Figure scripts:

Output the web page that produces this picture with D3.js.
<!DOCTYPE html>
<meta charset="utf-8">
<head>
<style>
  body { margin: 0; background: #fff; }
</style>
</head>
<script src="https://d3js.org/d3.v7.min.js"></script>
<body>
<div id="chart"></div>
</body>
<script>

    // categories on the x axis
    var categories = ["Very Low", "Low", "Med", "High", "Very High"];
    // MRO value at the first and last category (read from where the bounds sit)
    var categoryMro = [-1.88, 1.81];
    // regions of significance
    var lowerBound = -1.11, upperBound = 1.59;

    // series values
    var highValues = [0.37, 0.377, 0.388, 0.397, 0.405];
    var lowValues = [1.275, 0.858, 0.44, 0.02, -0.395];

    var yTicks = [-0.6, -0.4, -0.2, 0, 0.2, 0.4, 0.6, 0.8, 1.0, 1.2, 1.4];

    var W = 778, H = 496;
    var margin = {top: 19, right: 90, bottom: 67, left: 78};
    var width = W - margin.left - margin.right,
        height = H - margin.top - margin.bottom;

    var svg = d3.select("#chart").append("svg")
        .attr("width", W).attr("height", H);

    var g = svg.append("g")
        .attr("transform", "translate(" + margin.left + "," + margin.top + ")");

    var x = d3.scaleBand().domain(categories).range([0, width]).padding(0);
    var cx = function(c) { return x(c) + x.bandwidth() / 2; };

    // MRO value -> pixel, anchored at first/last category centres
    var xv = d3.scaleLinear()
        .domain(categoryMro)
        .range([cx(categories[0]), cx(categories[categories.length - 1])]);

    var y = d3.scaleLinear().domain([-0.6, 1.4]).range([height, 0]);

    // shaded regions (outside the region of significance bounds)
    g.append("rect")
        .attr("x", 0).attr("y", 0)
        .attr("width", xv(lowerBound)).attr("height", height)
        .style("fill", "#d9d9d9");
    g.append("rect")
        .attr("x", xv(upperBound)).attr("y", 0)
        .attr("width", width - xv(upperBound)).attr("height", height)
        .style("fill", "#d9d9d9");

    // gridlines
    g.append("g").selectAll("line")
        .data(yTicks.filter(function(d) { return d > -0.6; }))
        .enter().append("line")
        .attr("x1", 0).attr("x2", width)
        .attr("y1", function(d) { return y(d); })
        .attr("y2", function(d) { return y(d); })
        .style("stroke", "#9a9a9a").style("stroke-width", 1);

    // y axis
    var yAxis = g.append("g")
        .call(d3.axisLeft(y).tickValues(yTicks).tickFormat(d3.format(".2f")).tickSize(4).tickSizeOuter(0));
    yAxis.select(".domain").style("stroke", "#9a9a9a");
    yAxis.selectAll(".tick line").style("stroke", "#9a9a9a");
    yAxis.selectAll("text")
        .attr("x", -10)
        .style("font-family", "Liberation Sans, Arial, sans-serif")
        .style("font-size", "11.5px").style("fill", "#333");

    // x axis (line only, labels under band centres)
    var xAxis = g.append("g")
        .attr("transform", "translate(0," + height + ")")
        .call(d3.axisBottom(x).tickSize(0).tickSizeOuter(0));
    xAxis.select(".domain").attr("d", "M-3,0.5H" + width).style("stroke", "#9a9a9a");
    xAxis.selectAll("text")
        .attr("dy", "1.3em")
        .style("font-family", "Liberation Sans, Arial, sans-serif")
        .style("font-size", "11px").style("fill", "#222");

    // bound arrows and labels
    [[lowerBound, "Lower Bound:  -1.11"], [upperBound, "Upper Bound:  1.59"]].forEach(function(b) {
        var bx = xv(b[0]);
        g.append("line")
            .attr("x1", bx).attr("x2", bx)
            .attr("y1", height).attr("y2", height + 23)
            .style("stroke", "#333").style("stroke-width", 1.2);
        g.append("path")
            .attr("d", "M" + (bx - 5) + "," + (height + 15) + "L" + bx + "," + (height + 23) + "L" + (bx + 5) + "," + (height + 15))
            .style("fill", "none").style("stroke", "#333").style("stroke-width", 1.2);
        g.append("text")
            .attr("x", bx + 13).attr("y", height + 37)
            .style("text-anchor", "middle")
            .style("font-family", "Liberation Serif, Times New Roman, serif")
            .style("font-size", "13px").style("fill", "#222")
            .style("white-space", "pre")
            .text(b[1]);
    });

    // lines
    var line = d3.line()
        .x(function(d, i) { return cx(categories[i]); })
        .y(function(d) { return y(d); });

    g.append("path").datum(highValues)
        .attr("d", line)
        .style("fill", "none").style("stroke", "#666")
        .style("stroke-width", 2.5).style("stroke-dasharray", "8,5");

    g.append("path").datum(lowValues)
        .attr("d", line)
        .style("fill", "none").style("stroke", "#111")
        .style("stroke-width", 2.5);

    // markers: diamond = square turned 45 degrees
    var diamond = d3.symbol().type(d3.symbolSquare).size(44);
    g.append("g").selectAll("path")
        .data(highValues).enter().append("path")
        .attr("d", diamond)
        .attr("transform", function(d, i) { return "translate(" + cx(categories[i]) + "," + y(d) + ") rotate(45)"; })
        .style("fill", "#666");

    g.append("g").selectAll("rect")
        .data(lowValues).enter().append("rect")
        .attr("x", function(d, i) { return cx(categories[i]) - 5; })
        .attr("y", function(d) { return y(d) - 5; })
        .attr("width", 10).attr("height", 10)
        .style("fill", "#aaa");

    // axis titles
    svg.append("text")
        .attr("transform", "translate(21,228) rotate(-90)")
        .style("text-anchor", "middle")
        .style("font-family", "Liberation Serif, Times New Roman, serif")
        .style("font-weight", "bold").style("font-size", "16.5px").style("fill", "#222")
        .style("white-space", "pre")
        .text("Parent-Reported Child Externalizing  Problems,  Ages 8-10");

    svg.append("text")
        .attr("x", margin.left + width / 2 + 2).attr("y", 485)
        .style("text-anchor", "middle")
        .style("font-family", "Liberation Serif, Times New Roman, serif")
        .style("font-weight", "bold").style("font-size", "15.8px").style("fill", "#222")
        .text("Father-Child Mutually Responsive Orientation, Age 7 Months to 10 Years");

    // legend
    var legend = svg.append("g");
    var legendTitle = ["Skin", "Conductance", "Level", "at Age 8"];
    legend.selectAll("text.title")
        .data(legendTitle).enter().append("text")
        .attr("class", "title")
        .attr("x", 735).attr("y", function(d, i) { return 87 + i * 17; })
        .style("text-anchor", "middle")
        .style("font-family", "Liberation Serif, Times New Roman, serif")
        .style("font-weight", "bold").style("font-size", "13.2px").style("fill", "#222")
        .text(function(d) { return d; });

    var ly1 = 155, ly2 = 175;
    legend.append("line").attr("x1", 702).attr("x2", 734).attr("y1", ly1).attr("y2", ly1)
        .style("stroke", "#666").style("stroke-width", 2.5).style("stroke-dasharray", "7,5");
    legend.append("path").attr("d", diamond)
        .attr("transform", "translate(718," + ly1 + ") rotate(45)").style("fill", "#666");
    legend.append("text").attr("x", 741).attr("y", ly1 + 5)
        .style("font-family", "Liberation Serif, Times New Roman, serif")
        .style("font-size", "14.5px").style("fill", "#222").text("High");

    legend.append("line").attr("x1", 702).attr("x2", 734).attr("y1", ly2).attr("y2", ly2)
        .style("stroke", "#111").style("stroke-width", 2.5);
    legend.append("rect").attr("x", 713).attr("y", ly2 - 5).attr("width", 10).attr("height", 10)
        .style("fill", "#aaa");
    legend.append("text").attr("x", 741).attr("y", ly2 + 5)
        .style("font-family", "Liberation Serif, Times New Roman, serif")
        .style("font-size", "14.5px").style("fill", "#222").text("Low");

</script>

==

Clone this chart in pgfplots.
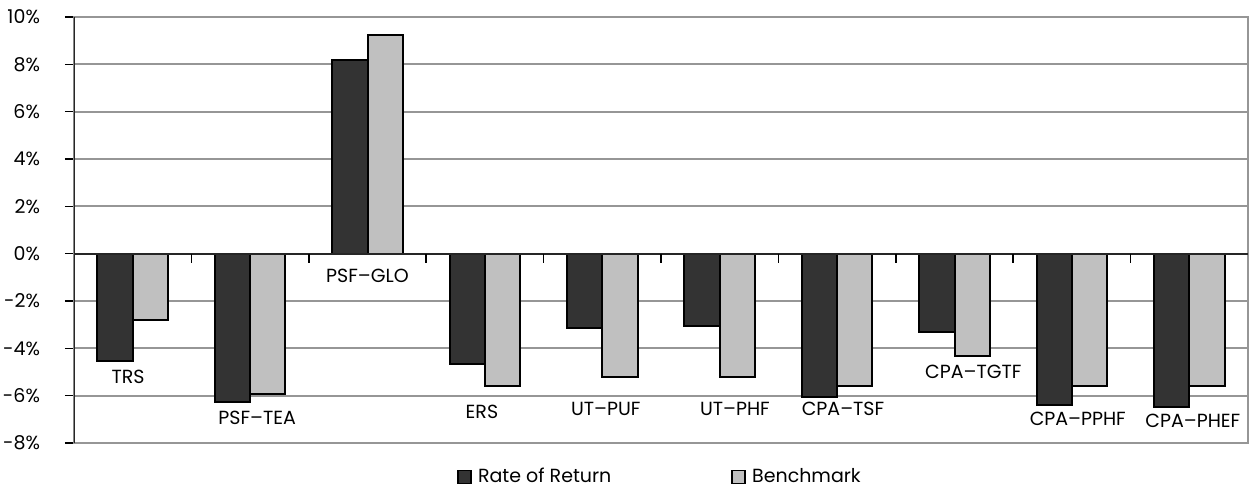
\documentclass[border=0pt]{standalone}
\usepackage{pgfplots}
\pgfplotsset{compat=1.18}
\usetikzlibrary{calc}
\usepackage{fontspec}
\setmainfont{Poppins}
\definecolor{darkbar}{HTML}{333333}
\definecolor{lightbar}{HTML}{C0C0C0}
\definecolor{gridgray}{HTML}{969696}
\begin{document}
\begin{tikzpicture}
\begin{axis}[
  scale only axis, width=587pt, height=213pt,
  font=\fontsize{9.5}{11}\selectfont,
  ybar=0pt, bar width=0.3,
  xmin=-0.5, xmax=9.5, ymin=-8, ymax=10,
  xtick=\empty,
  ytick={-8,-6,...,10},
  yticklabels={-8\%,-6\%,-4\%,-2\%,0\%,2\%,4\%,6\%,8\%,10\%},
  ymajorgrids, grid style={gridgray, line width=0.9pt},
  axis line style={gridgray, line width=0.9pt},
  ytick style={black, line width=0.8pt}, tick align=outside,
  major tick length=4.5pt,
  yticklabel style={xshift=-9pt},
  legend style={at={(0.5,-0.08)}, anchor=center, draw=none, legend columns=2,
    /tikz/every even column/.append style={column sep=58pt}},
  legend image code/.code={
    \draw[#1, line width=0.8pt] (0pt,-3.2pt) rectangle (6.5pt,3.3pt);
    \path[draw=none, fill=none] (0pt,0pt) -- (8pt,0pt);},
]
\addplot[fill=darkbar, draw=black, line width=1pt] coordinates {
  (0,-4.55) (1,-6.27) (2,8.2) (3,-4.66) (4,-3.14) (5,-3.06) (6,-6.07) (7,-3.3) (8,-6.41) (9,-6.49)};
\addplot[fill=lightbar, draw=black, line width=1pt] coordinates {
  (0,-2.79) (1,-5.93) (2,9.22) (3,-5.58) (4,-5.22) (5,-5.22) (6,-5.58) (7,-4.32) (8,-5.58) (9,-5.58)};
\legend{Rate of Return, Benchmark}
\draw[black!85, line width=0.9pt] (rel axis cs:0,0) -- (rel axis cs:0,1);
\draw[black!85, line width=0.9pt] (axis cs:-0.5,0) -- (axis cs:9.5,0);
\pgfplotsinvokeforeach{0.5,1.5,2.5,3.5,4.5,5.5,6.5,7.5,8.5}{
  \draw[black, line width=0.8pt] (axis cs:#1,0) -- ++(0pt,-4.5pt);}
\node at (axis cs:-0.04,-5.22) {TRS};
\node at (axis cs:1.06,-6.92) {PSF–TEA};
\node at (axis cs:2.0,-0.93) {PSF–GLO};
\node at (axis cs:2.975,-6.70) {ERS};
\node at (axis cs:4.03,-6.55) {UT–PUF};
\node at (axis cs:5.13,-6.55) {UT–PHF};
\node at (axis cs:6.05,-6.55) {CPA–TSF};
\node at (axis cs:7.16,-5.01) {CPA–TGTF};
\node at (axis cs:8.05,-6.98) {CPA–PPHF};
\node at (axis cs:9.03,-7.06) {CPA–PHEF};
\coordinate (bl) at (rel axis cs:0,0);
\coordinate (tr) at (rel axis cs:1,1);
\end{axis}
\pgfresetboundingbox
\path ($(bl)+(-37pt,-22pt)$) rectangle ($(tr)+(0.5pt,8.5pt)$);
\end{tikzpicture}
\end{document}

Objective: Count how many lines hold the string "this" and give that number alone.

Exercise answer: 2